YOUR TASK:
Repeat each record exactly. Any picture gets left out.

SUPPLIED DATA:
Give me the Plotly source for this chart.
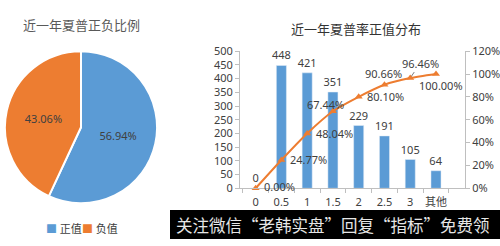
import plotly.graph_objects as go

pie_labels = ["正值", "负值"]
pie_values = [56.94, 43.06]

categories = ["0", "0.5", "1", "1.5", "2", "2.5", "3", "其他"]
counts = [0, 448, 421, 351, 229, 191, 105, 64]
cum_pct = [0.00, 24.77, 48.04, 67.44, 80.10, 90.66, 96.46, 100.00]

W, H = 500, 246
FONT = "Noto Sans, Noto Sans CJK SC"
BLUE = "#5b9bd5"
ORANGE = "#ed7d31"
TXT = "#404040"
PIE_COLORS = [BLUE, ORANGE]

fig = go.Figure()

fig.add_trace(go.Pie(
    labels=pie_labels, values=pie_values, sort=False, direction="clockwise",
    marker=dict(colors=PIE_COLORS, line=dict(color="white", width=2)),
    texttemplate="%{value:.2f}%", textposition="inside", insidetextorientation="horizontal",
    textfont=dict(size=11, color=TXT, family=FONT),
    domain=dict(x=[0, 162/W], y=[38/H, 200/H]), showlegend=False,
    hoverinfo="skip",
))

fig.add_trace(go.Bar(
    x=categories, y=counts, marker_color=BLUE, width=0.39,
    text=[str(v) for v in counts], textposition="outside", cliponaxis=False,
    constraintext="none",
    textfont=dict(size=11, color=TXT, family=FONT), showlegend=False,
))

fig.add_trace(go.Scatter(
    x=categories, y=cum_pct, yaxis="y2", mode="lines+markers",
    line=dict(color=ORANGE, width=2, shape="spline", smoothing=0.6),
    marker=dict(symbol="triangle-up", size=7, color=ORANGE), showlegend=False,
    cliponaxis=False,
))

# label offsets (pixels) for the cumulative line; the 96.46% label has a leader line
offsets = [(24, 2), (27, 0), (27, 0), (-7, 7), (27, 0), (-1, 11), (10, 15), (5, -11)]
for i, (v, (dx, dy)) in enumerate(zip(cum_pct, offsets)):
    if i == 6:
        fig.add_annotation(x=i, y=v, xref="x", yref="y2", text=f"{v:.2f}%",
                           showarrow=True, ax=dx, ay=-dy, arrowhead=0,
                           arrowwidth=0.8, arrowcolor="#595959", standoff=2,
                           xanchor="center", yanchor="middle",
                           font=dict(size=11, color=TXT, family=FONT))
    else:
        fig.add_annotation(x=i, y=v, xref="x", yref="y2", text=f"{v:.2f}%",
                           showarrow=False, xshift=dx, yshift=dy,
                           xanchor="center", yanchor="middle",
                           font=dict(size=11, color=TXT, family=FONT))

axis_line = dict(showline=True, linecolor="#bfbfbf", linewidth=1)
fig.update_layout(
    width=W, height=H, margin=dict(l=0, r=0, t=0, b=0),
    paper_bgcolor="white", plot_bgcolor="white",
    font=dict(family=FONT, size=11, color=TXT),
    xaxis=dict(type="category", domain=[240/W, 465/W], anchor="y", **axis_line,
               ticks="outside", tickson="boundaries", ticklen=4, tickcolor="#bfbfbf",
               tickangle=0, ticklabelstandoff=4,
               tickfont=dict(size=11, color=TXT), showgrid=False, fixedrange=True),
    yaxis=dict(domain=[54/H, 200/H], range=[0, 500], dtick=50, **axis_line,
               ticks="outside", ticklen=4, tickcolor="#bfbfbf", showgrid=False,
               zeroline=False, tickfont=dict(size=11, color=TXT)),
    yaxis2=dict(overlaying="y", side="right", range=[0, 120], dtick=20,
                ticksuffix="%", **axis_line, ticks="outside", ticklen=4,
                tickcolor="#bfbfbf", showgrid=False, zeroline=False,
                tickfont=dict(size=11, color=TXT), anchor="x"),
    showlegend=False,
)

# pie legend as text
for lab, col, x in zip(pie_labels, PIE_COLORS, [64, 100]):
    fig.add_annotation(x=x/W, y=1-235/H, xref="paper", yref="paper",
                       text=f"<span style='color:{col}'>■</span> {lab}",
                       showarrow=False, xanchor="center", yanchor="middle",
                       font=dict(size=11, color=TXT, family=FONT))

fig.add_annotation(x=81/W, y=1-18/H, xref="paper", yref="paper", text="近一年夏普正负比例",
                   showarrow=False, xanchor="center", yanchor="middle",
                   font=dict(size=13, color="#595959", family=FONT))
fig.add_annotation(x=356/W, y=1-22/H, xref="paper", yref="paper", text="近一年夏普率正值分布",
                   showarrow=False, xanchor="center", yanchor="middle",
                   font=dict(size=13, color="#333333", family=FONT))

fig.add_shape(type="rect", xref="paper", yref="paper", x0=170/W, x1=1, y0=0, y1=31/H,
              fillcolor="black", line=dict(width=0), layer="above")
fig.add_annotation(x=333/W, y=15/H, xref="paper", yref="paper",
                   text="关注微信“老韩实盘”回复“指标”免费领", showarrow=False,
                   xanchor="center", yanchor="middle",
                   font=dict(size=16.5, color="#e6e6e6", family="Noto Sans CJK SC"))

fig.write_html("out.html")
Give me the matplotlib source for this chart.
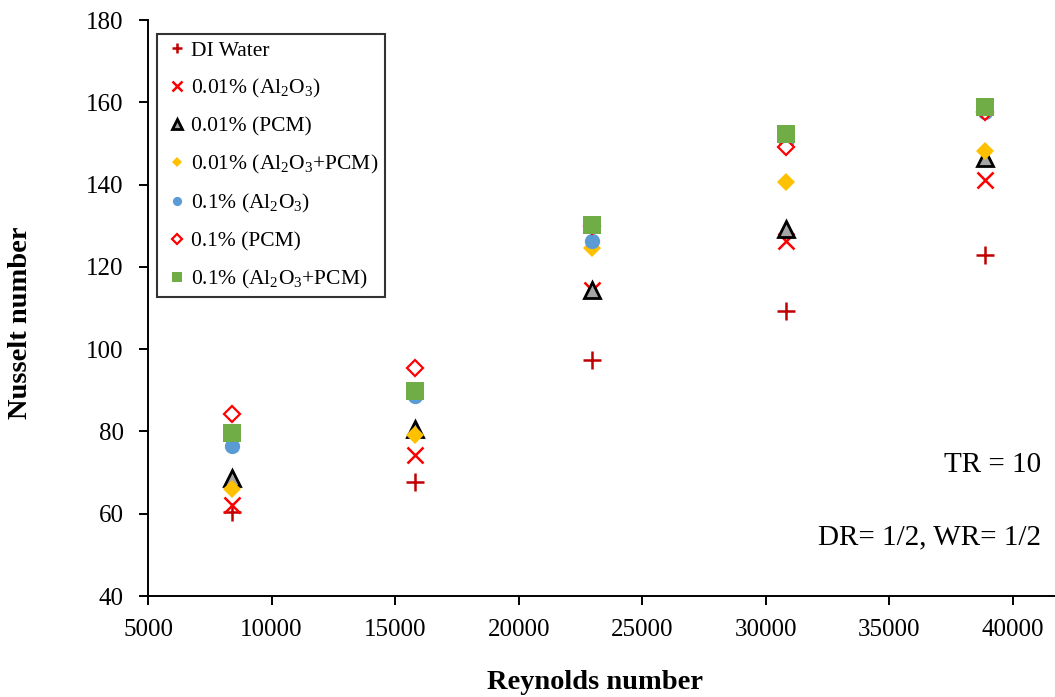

SOLUTION FOR THIS EXERCISE:
Give me the Plotly source for this chart.
import plotly.graph_objects as go

pie_labels = ["正值", "负值"]
pie_values = [56.94, 43.06]

categories = ["0", "0.5", "1", "1.5", "2", "2.5", "3", "其他"]
counts = [0, 448, 421, 351, 229, 191, 105, 64]
cum_pct = [0.00, 24.77, 48.04, 67.44, 80.10, 90.66, 96.46, 100.00]

W, H = 500, 246
FONT = "Noto Sans, Noto Sans CJK SC"
BLUE = "#5b9bd5"
ORANGE = "#ed7d31"
TXT = "#404040"
PIE_COLORS = [BLUE, ORANGE]

fig = go.Figure()

fig.add_trace(go.Pie(
    labels=pie_labels, values=pie_values, sort=False, direction="clockwise",
    marker=dict(colors=PIE_COLORS, line=dict(color="white", width=2)),
    texttemplate="%{value:.2f}%", textposition="inside", insidetextorientation="horizontal",
    textfont=dict(size=11, color=TXT, family=FONT),
    domain=dict(x=[0, 162/W], y=[38/H, 200/H]), showlegend=False,
    hoverinfo="skip",
))

fig.add_trace(go.Bar(
    x=categories, y=counts, marker_color=BLUE, width=0.39,
    text=[str(v) for v in counts], textposition="outside", cliponaxis=False,
    constraintext="none",
    textfont=dict(size=11, color=TXT, family=FONT), showlegend=False,
))

fig.add_trace(go.Scatter(
    x=categories, y=cum_pct, yaxis="y2", mode="lines+markers",
    line=dict(color=ORANGE, width=2, shape="spline", smoothing=0.6),
    marker=dict(symbol="triangle-up", size=7, color=ORANGE), showlegend=False,
    cliponaxis=False,
))

# label offsets (pixels) for the cumulative line; the 96.46% label has a leader line
offsets = [(24, 2), (27, 0), (27, 0), (-7, 7), (27, 0), (-1, 11), (10, 15), (5, -11)]
for i, (v, (dx, dy)) in enumerate(zip(cum_pct, offsets)):
    if i == 6:
        fig.add_annotation(x=i, y=v, xref="x", yref="y2", text=f"{v:.2f}%",
                           showarrow=True, ax=dx, ay=-dy, arrowhead=0,
                           arrowwidth=0.8, arrowcolor="#595959", standoff=2,
                           xanchor="center", yanchor="middle",
                           font=dict(size=11, color=TXT, family=FONT))
    else:
        fig.add_annotation(x=i, y=v, xref="x", yref="y2", text=f"{v:.2f}%",
                           showarrow=False, xshift=dx, yshift=dy,
                           xanchor="center", yanchor="middle",
                           font=dict(size=11, color=TXT, family=FONT))

axis_line = dict(showline=True, linecolor="#bfbfbf", linewidth=1)
fig.update_layout(
    width=W, height=H, margin=dict(l=0, r=0, t=0, b=0),
    paper_bgcolor="white", plot_bgcolor="white",
    font=dict(family=FONT, size=11, color=TXT),
    xaxis=dict(type="category", domain=[240/W, 465/W], anchor="y", **axis_line,
               ticks="outside", tickson="boundaries", ticklen=4, tickcolor="#bfbfbf",
               tickangle=0, ticklabelstandoff=4,
               tickfont=dict(size=11, color=TXT), showgrid=False, fixedrange=True),
    yaxis=dict(domain=[54/H, 200/H], range=[0, 500], dtick=50, **axis_line,
               ticks="outside", ticklen=4, tickcolor="#bfbfbf", showgrid=False,
               zeroline=False, tickfont=dict(size=11, color=TXT)),
    yaxis2=dict(overlaying="y", side="right", range=[0, 120], dtick=20,
                ticksuffix="%", **axis_line, ticks="outside", ticklen=4,
                tickcolor="#bfbfbf", showgrid=False, zeroline=False,
                tickfont=dict(size=11, color=TXT), anchor="x"),
    showlegend=False,
)

# pie legend as text
for lab, col, x in zip(pie_labels, PIE_COLORS, [64, 100]):
    fig.add_annotation(x=x/W, y=1-235/H, xref="paper", yref="paper",
                       text=f"<span style='color:{col}'>■</span> {lab}",
                       showarrow=False, xanchor="center", yanchor="middle",
                       font=dict(size=11, color=TXT, family=FONT))

fig.add_annotation(x=81/W, y=1-18/H, xref="paper", yref="paper", text="近一年夏普正负比例",
                   showarrow=False, xanchor="center", yanchor="middle",
                   font=dict(size=13, color="#595959", family=FONT))
fig.add_annotation(x=356/W, y=1-22/H, xref="paper", yref="paper", text="近一年夏普率正值分布",
                   showarrow=False, xanchor="center", yanchor="middle",
                   font=dict(size=13, color="#333333", family=FONT))

fig.add_shape(type="rect", xref="paper", yref="paper", x0=170/W, x1=1, y0=0, y1=31/H,
              fillcolor="black", line=dict(width=0), layer="above")
fig.add_annotation(x=333/W, y=15/H, xref="paper", yref="paper",
                   text="关注微信“老韩实盘”回复“指标”免费领", showarrow=False,
                   xanchor="center", yanchor="middle",
                   font=dict(size=16.5, color="#e6e6e6", family="Noto Sans CJK SC"))

fig.write_html("out.html")
Give me the matplotlib source for this chart.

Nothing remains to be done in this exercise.